Uzutmayayım, o gün bugündür Tintin’le aramıza bir soğukluk girdi. Gerçi o farkında değil, yine karşımda oturup gözüme bakıyor. Fakat ben dün akşam dayanamayıp ‘Meleksavar’ diye bağırdım. İyi bir şey olmadığını anladı, kalktı koltuğun altına girdi.
* * *
Meclis’e bir önerge vereyim diyorum. Bilmiyorum dışarıdan veriliyor mu ama... Bu hükümetin sittin sene başımızda kalması için bir yol bulunmasını isteyeceğim. Hayır, o káfirimsi günlere geri dönmek istemiyorum, onun için.

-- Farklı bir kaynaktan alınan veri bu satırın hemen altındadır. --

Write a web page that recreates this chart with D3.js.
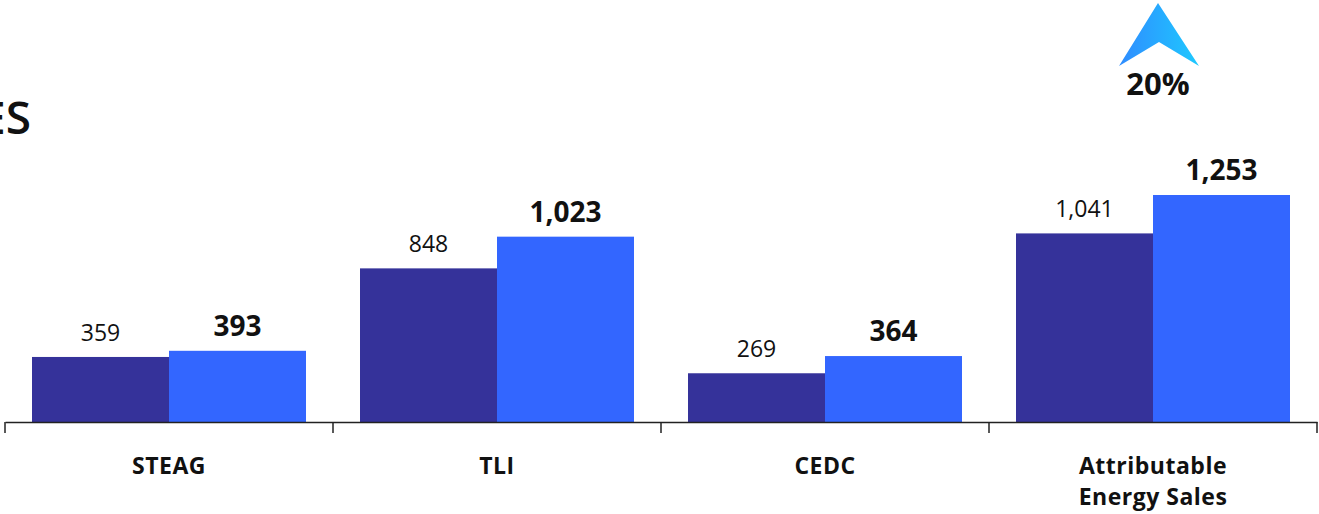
<!DOCTYPE html>
<html><head><meta charset="utf-8">
<script src="https://cdn.jsdelivr.net/npm/d3@7"></script>
<style>body{margin:0;background:#fff;} svg{display:block;}</style>
</head><body>
<svg id="c" width="1319" height="514"></svg>
<script>
const categories = ["STEAG", "TLI", "CEDC", "Attributable\nEnergy Sales"];
const prevValues = [359, 848, 269, 1041];
const currValues = [393, 1023, 364, 1253];
const growthLabel = "20%";
const titleFragment = "ES";

const svg = d3.select("#c");
const font = "'Open Sans', Lato, sans-serif";
const base = 422;
const x = d3.scaleBand().domain(categories).range([5, 1317]).paddingInner(0).paddingOuter(0);
const inner = d3.scaleBand().domain(["prev","curr"]).range([27, x.bandwidth()-27]).padding(0);
const y = d3.scaleLinear().domain([0, 1253]).range([base, 195]);
const fmt = d3.format(",");

svg.append("text").attr("x", 31).attr("y", 134).attr("text-anchor","end")
  .attr("font-family", font).attr("font-size", 46).attr("font-weight", 600).attr("fill","#111").text(titleFragment);

const g = svg.selectAll("g.cat").data(categories).enter().append("g")
  .attr("transform", d => `translate(${x(d)},0)`);

g.append("rect").attr("x", inner("prev")).attr("width", inner.bandwidth())
  .attr("y", (d,i) => y(prevValues[i])).attr("height", (d,i) => base - y(prevValues[i]))
  .attr("fill", "#35329a");
g.append("rect").attr("x", inner("curr")).attr("width", inner.bandwidth())
  .attr("y", (d,i) => y(currValues[i])).attr("height", (d,i) => base - y(currValues[i]))
  .attr("fill", "#3366ff");

g.append("text").attr("x", inner("prev") + inner.bandwidth()/2)
  .attr("y", (d,i) => y(prevValues[i]) - 16).attr("text-anchor","middle")
  .attr("font-family", font).attr("font-size", 23).attr("fill","#111")
  .text((d,i) => fmt(prevValues[i]));
g.append("text").attr("x", inner("curr") + inner.bandwidth()/2)
  .attr("y", (d,i) => y(currValues[i]) - 15).attr("text-anchor","middle")
  .attr("font-family", font).attr("font-size", 28).attr("font-weight", 700).attr("fill","#111")
  .text((d,i) => fmt(currValues[i]));

// axis
const axis = d3.axisBottom(x).tickSize(0).tickFormat("");
const ag = svg.append("g").attr("transform", `translate(0,${base})`).call(axis);
ag.select(".domain").attr("stroke","#222").attr("stroke-width",1.5);
const edges = categories.map(d => x(d)).concat([x.range()[1]]);
svg.selectAll("line.tk").data(edges).enter().append("line")
  .attr("x1", d => d).attr("x2", d => d).attr("y1", base).attr("y2", base + 11)
  .attr("stroke","#222").attr("stroke-width",1.5);

g.each(function(d){
  const lines = d.split("\n");
  const t = d3.select(this).append("text").attr("text-anchor","middle")
    .attr("font-family", font).attr("font-size", 23).attr("font-weight", 700)
    .attr("letter-spacing", 0.5).attr("fill","#111");
  lines.forEach((l, k) => {
    t.append("tspan").attr("x", x.bandwidth()/2).attr("y", 474 + k*31).text(l);
  });
});

// growth arrow
const defs = svg.append("defs");
const grad = defs.append("linearGradient").attr("id","ag").attr("x1","0").attr("x2","1").attr("y1","0").attr("y2","0");
grad.append("stop").attr("offset","0").attr("stop-color","#2f8cff");
grad.append("stop").attr("offset","1").attr("stop-color","#1ec9ff");
svg.append("path").attr("d","M1158,3 L1199,66 L1159,42 L1119,66 Z").attr("fill","url(#ag)");
svg.append("text").attr("x",1158).attr("y",95).attr("text-anchor","middle")
  .attr("font-family", font).attr("font-size", 31).attr("font-weight", 700).attr("fill","#111").text(growthLabel);
</script>
</body></html>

Kurumlar bile görevini tam olarak yapmıyormuş, gördük işte! TSE’nin şimdi aklına geldi mesela.
Bir de merak ettiğim bir husus var, onu dile getireyim diyorum.
Acaba kursaklara habire haram lokma girmesi durumu ne olacak?
İçinde iki damla alkol bulunan gıdayı ağza sürmemek suretiyle durum dengelenmiş olacak mı acaba?
Bu konuda da bir fetva veren çıksa da anlasak.
MIŞ-MUŞ
‘Avrupa’nın en zengin 50 işadamı’ listesinde iki Türk varmış.
Tahterevallideyiz adeta... Bir uçta o ikisi, bir uçta milletin geri kalanı.
Kadın, makyaj ve giyime ömrünün 2 yılını harcıyormuş.
Vallahi şoke oldum! Bunun doğrusu ‘Makyaj ve giyimden geriye kala kala 2 yıl kalıyor’ olmasın?